SEOUL, South Korea — On a snowy, overcast day, North Korea bid farewell to “Dear Leader” Kim Jong Il and ushered in a new era of leadership Wednesday under his chosen successor and youngest son.
But as so often happens with the secretive state, the funeral services were kept largely away from the prying eyes of foreigners.
How the son handles himself will provide a signal of his capabilities to lead North Korea. His goal will be to show that order has been maintained and that the affairs of state go on, experts say.
North Korea’s government-controlled media have in recent days bestowed numerous titles on Kim Jong Un, an apparent paving of the way for his assuming command. North Korea watchers in Seoul and elsewhere were monitoring the event for signs that Kim Jong Un, 27, had made additional progress in solidifying his stature among military officials old enough to be his grandfather.
“Kim Jong Il died a little ahead of schedule, things weren’t ready for the smooth relay of power,” said Lee Dong-bok, a senior associate at the Center for Strategic and International Studies. “The young man isn’t prepared to take control by himself. He needs help.”
Experts say that Kim Jong Un’s success will depend on his uncle Jang Song Taek and his wife, Kim Kyong Hui, the sister of the late Kim Jong Il, who are expected to help shepherd him into power.
At midmorning, North Korea’s state-run television began airing video of weeping mourners who had paid their respects to Kim, whose body lay in state at Pyongyang’s Kumsusan Memorial Palace.
The younger Kim was accompanied by top military officials. He had visited the palace to pay his respects five times since his father’s death of a heart attack on Dec. 17, KCNA said. But Wednesday was the younger Kim’s first real appearance in the national spotlight without his father.
Later TV footage showed Kim Jong Un standing next to the black limousine that carried his father’s casket. Next to him stood Jang, his uncle, and several other unidentified officials, all dressed in black.
Another video clip showed a sustained shot of a black limousine rolling slowly into Pyongyang’s Kumsusan Plaza. On top rested a large picture of the late Kim as soldiers stood in formation on the snow-covered ground.
The funeral appeared to follow protocol set 1994 with the death of Kim Il Sung, North Korea’s founder and father of Kim Jong Il. He was laid to rest in an underground mausoleum.
For Kim Il Sung, the North Korean government staged an elaborate funeral over two days.
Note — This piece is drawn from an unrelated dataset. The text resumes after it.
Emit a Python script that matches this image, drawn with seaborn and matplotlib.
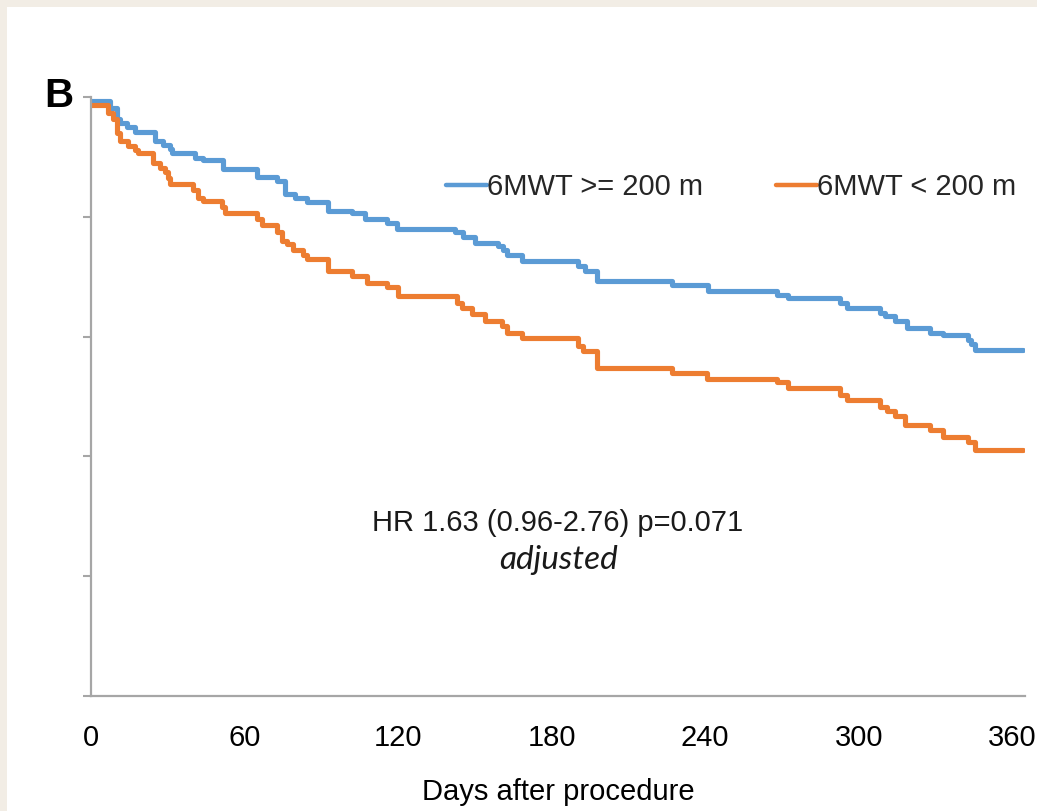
import numpy as np
import pandas as pd
import matplotlib
matplotlib.use("Agg")
import matplotlib.pyplot as plt
from matplotlib.lines import Line2D
from matplotlib.patches import Rectangle
import seaborn as sns

# ---- data ----
days_hi = [0, 7.4, 10.2, 11.3, 14.1, 17.2, 25.0, 28.1, 30.9, 31.6, 40.6, 43.8, 51.6, 64.8,
           72.7, 75.8, 79.7, 84.4, 92.6, 102.0, 107.0, 115.6, 119.5, 142.2, 145.3, 150.0,
           159.0, 160.9, 162.5, 168.4, 190.2, 193.0, 197.7, 227.0, 241.0, 268.0, 272.3,
           292.6, 295.3, 308.2, 310.2, 314.1, 318.8, 327.7, 332.8, 342.6, 343.8, 345.3, 364.1]
surv_hi = [0.997, 0.991, 0.982, 0.978, 0.975, 0.971, 0.963, 0.960, 0.957, 0.953, 0.949, 0.947,
           0.940, 0.933, 0.930, 0.919, 0.916, 0.912, 0.905, 0.903, 0.898, 0.895, 0.890, 0.887,
           0.883, 0.878, 0.876, 0.872, 0.868, 0.863, 0.859, 0.855, 0.846, 0.843, 0.838, 0.835,
           0.832, 0.828, 0.824, 0.820, 0.817, 0.813, 0.807, 0.803, 0.801, 0.797, 0.794, 0.789,
           0.789]

days_lo = [0, 6.6, 8.6, 10.2, 11.3, 14.5, 17.2, 18.4, 24.2, 27.0, 28.9, 30.1, 30.9, 39.8,
           41.8, 43.8, 51.2, 52.3, 64.8, 66.8, 72.7, 74.6, 76.6, 78.9, 82.8, 84.4, 92.6,
           102.0, 107.8, 115.6, 119.9, 143.0, 144.9, 148.8, 153.9, 160.5, 162.5, 168.4,
           190.2, 192.2, 197.7, 227.0, 240.6, 268.0, 272.3, 292.6, 295.3, 308.2, 310.9,
           314.1, 318.0, 327.7, 332.8, 342.6, 345.3, 364.1]
surv_lo = [0.993, 0.987, 0.982, 0.970, 0.963, 0.959, 0.956, 0.953, 0.945, 0.941, 0.937,
           0.932, 0.927, 0.922, 0.916, 0.913, 0.908, 0.903, 0.898, 0.893, 0.887, 0.880,
           0.8775, 0.872, 0.868, 0.865, 0.855, 0.851, 0.845, 0.841, 0.834, 0.828, 0.824,
           0.819, 0.813, 0.809, 0.803, 0.799, 0.7925, 0.788, 0.774, 0.770, 0.765, 0.762,
           0.757, 0.751, 0.747, 0.741, 0.738, 0.734, 0.726, 0.722, 0.716, 0.712, 0.705,
           0.705]

groups = ["6MWT >= 200 m", "6MWT < 200 m"]
x_ticks = [0, 60, 120, 180, 240, 300, 360]
y_ticks = [0.5, 0.6, 0.7, 0.8, 0.9, 1.0]
x_label = "Days after procedure"
hr_text = "HR 1.63 (0.96-2.76) p=0.071"
adj_text = "adjusted"
panel_letter = "B"

colors = {groups[0]: "#5B9BD5", groups[1]: "#ED7D31"}

df = pd.concat([
    pd.DataFrame({"day": days_hi, "surv": surv_hi, "group": groups[0]}),
    pd.DataFrame({"day": days_lo, "surv": surv_lo, "group": groups[1]}),
], ignore_index=True)

sns.set_theme(style="white")
plt.rcParams["font.family"] = ["Liberation Sans", "DejaVu Sans"]

W, H = 1037, 811
fig = plt.figure(figsize=(W / 100, H / 100), dpi=100)
fig.patch.set_facecolor("#F2EDE5")
fig.patches.append(Rectangle((7 / W, 0), 1 - 7 / W, 1 - 7 / H, transform=fig.transFigure,
                             facecolor="white", edgecolor="none", zorder=-10))

ax = fig.add_axes([91 / W, 1 - 696 / H, (1025 - 91) / W, (696 - 97) / H])
ax.set_facecolor("white")
ax.patch.set_alpha(0)

sns.lineplot(data=df, x="day", y="surv", hue="group", palette=colors, estimator=None,
             drawstyle="steps-post", linewidth=3.7, legend=False, ax=ax)

ax.set_xlim(0, 365)
ax.set_ylim(0.5, 1.0)
ax.set_xticks(x_ticks)
ax.set_xticklabels([str(t) for t in x_ticks], fontsize=21, color="black")
ax.set_yticks(y_ticks)
ax.set_yticklabels([])
ax.tick_params(axis="x", length=0, pad=20)
ax.tick_params(axis="y", length=6, width=1.5, color="#A6A6A6", direction="out", left=True)
for s in ["top", "right"]:
    ax.spines[s].set_visible(False)
for s in ["left", "bottom"]:
    ax.spines[s].set_color("#A6A6A6")
    ax.spines[s].set_linewidth(1.6)
ax.set_xlabel(x_label, fontsize=21, color="black", labelpad=19)
ax.set_ylabel("")
ax.grid(False)

handles = [Line2D([], [], color=colors[g], linewidth=3.2) for g in groups]
fig.legend(handles, groups, loc="center left", bbox_to_anchor=(446 / W, 1 - 187 / H),
           bbox_transform=fig.transFigure, ncol=2, frameon=False, fontsize=21,
           handlelength=1.4, handletextpad=0.0, columnspacing=2.5, borderpad=0,
           borderaxespad=0)

fig.text(558 / W, 1 - 531 / H, hr_text, fontsize=21, ha="center", va="baseline", color="#1a1a1a")
fig.text(559 / W, 1 - 569 / H, adj_text, fontsize=24, ha="center", va="baseline",
         style="italic", family=["Lato", "DejaVu Sans"], color="#1a1a1a")
fig.text(59 / W, 1 - 107 / H, panel_letter, fontsize=29, fontweight="bold", ha="center",
         va="baseline", color="black")

fig.savefig("out.png", dpi=100, facecolor=fig.get_facecolor())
Radio Pyongyang reported that 2 million people attended the procession as Kim Il Sung’s coffin eased through the city on the roof of a Cadillac, followed by goose-stepping soldiers, brass bands, and a fleet of limousines carrying huge portraits of the leader and sprays of flowers.
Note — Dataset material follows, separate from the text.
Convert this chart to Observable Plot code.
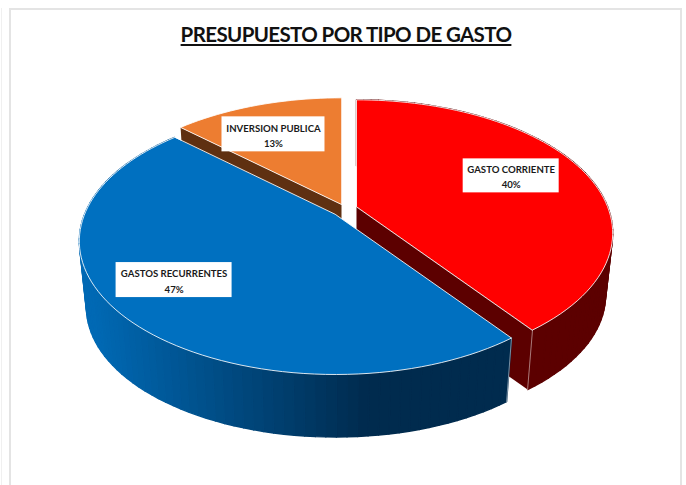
<!DOCTYPE html>
<html lang="es">
<head>
<meta charset="utf-8">
<script src="https://cdn.jsdelivr.net/npm/d3@7"></script>
<script src="https://cdn.jsdelivr.net/npm/@observablehq/plot@0.6"></script>
<style>
  html, body { margin: 0; padding: 0; background: #fff; }
  #page { position: relative; width: 686px; height: 485px; overflow: hidden; }
  #frame { position: absolute; left: 9px; top: 8px; width: 669px; height: 490px;
           border: 2px solid #e4e4e4; box-sizing: content-box; }
  #edge { position: absolute; left: 1px; top: 8px; width: 1px; height: 477px; background: #f0f0f0; }
  h1 { position: absolute; left: 0; top: 20px; width: 692px; margin: 0; text-align: center;
       font: 700 20.5px Lato, sans-serif; line-height: 28px; color: #111; letter-spacing: -0.62px; }
  h1 span { text-decoration: underline; text-decoration-thickness: 2px; text-underline-offset: 2px; }
  #chart { position: absolute; left: 0; top: 60px; }
  svg { display: block; }
</style>
</head>
<body>
<div id="page">
  <div id="edge"></div>
  <div id="frame"></div>
  <h1><span>PRESUPUESTO POR TIPO DE GASTO</span></h1>
  <div id="chart"></div>
</div>
<script>
// Data
const categories = ["GASTO CORRIENTE", "GASTOS RECURRENTES", "INVERSION PUBLICA"];
const shares = [40, 47, 13];

// Styles per slice
const topColors = ["#ff0000", "#0070c0", "#ed7d31"];
const wallColors = ["#5c0000", null, "#5f3011"];

// Perspective layout of the disc
const radiusX = 251, radiusY = 128, perspective = 0.2;
const wallDrops = [63, 67, 67], wallShrink = 0.972;
const apexes = [[356, 206], [335, 214], [341, 204]];
const labelRadius = [0.675, 0.77, 0.78];
const labelLift = [-5, -7, 10];
const labelHalfSize = [[48, 17], [58, 17.5], [51.5, 17.5]];

const project = (i, angle, r = 1, lower = false) => {
  const apex = apexes[i];
  const f = 1 / (1 + perspective * r * Math.cos(angle));
  const dx = radiusX * r * Math.sin(angle) * f;
  const dy = -radiusY * r * Math.cos(angle) * f;
  const s = lower ? wallShrink : 1;
  return {x: apex[0] + dx * s, y: apex[1] + dy * s + (lower ? wallDrops[i] : 0)};
};

const arcs = d3.pie().sort(null).startAngle(0).endAngle(2 * Math.PI)(shares);
const STEP = Math.PI / 180 * 2;

const sweep = (a, b) => {
  const n = Math.max(1, Math.ceil((b - a) / STEP));
  return d3.range(n + 1).map(k => a + (b - a) * k / n);
};

const marks = [];

// Walls are drawn back to front: red, orange, blue.
[0, 2, 1].forEach(i => {
  const arc = arcs[i];
  const angles = sweep(arc.startAngle, arc.endAngle);
  const cutAngle = i === 0 ? arc.endAngle : arc.startAngle;

  // Cut face that is turned to the viewer
  if (wallColors[i]) {
    marks.push(Plot.line([
      project(i, cutAngle, 0),
      project(i, cutAngle, 1),
      project(i, cutAngle, 1, true),
      project(i, cutAngle, 0, true)
    ], {x: "x", y: "y", fill: wallColors[i], stroke: "none"}));
  }

  // Outer rim of the front slices, one quad per step so the blue one can carry its shading
  if (i !== 2) {
    const quads = [];
    angles.slice(1).forEach((b, k) => {
      const a = angles[k];
      const p = project(i, (a + b) / 2);
      [project(i, a), project(i, b), project(i, b, 1, true), project(i, a, 1, true)]
        .forEach(q => quads.push({...q, quad: k, shade: p.x}));
    });
    const paint = wallColors[i] || "shade";
    marks.push(Plot.line(quads, {x: "x", y: "y", z: "quad", fill: paint, stroke: paint, strokeWidth: 1.4, curve: "linear-closed"}));

    // Pale seam down the front corner of the rim
    marks.push(Plot.line([project(i, cutAngle), project(i, cutAngle, 1, true)],
      {x: "x", y: "y", stroke: "#fff", strokeOpacity: 0.6, strokeWidth: 0.8}));
  }

  // Top face
  const face = [project(i, 0, 0), ...angles.map(t => project(i, t))];
  marks.push(Plot.line(face, {x: "x", y: "y", fill: topColors[i], stroke: "#fff", strokeWidth: 1, strokeOpacity: 0.85, curve: "linear-closed"}));
});

// Labels
const labels = arcs.map((arc, i) => {
  const mid = (arc.startAngle + arc.endAngle) / 2;
  const c = project(i, mid, labelRadius[i]);
  const cy = c.y + labelLift[i];
  return {
    cx: c.x, cy,
    x1: c.x - labelHalfSize[i][0], x2: c.x + labelHalfSize[i][0],
    y1: cy - labelHalfSize[i][1], y2: cy + labelHalfSize[i][1],
    text: `${categories[i]}\n${shares[i]}%`
  };
});
marks.push(Plot.rect(labels, {x1: "x1", x2: "x2", y1: "y1", y2: "y2", fill: "#fff"}));
marks.push(Plot.text(labels, {
  x: "cx", y: "cy", text: "text", lineHeight: 1.6, fill: "#1a1a1a",
  fontFamily: "Lato, sans-serif", fontWeight: 700, fontSize: 9.6
}));

const chart = Plot.plot({
  width: 686, height: 425,
  marginTop: 0, marginRight: 0, marginBottom: 0, marginLeft: 0,
  x: {domain: [0, 686], range: [0, 686], axis: null},
  y: {domain: [60, 485], range: [0, 425], axis: null},
  color: {type: "linear", domain: [90, 365], range: ["#0069b4", "#002b4e"], clamp: true},
  style: {background: "transparent", overflow: "visible"},
  marks
});
document.getElementById("chart").appendChild(chart);
</script>
</body>
</html>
The hundred-vehicle procession started at Kim Il Sung Square, passed a university named for him and a 100-foot-tall statue of him before ending at the Revolutionary Arch, a replica of Paris’ Arc de Triomphe, only bigger.
In China, the North Korean Embassy has seen a steady pilgrimage of top Chinese officials since Kim Jong Il’s death was announced last week.
The state media there have fawned over Kim’s “positive contributions to the reinforcement and development of the traditional friendship between the two countries.”
China’s reaction is largely an effort to prevent a neighboring state from a catastrophic collapse that could lead it into the orbit of U.S.-allied South Korea. Within the Communist Party hierarchy, there is also genuine affection for a protege who followed the Communist ideology.
“North Korea is like the idealized communist village that China hoped to build, but could never make true. Maintaining North Korea’s existence keeps their dreams alive,” said Zhang Ming, a political scientist at Beijing’s Renmin University. More cynically, he suggests, it was a message to domestic critics demanding more reform. “They (the Chinese Communist Party leaders) could say, hey, if you think we’re too strict, just look at North Korea.”